Every beachgoer can spot seaweed in the ocean or piling up on the beach, but Florida State University researchers working with colleagues in the United Kingdom have found that these slimy macroalgae play an important role in permanently removing carbon dioxide from the atmosphere.
Their work is published in the journal Ecological Monographs by the Ecological Society of America.
The researchers, who partnered with ecologists from Plymouth Marine Laboratory in the United Kingdom, investigated how seaweed absorbed carbon and processed it, trapping it in the seafloor.
“Seaweeds have been ignored in the ‘blue carbon’ storage literature in favor of seagrasses and mangroves, which physically trap carbon from sediments and their own biomass in root structures,” said Assistant Professor of Biological Science Sophie McCoy. “Macroalgae are also often overlooked by oceanographers who study the carbon cycle, as their high productivity occurs close to shore and has been thought to stay and cycle locally.”
In designing the study, researchers suspected that the high productivity and huge amount of seasonal biomass of annual algae would provide carbon subsidies farther offshore than typically considered, and that these subsidies would be important to benthic food webs there.
That was exactly what they found. They also discovered that this was the process that leads to the burial of seaweed carbon in ocean sediments.

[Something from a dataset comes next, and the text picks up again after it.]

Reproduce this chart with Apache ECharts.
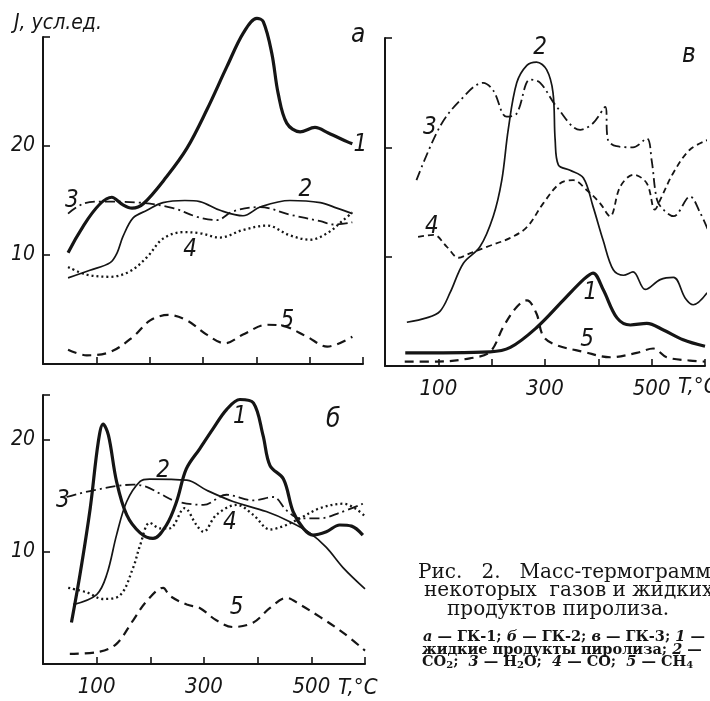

Blue carbon is the carbon captured in marine systems both through photosynthesis and then by trapping it in the seafloor. Researchers sequenced environmental DNA and modeled stable isotope data for over a year off the coast of Plymouth, England. Through this, they found that seaweed debris was an important part of the food web for marine organisms and that much of that debris was ultimately stored in sediments or entered the food web on the seafloor.
Jeroen Ingels, a researcher at the FSU Coastal and Marine Laboratory who conducted the meiofauna work for the study, said the research not only explains seaweed’s role in the food web, but it also shows that human activities that affect seaweed and the seafloor are important to monitor.
“The human activities that are impacting macroalgae and sediment habitats and their interstitial animals are undermining the potential for these systems to mitigate climate change by affecting their potential to take up and cycle carbon,” he said. “The study really illustrates in a new way how seaweed and subsequently benthic animals can contribute in a significant way to blue carbon.”
The team found that about 8.75 grams of macroalgae carbon are trapped per square meter of sediment each year.
Ana M. Queiros, a scientist at Plymouth Marine Laboratory and the paper’s lead author, said these first measurements of seaweed carbon trapped in the sediment gives scientists more information to help them develop sustainable environmental practices.
“They tell us that the global extent of blue carbon-meaningful marine habitats could be much wider than we previously thought,” she said. “Identifying these areas and promoting their management will let us capitalize on the full potential of the ocean’s blue carbon towards the stabilization of the global climate system.”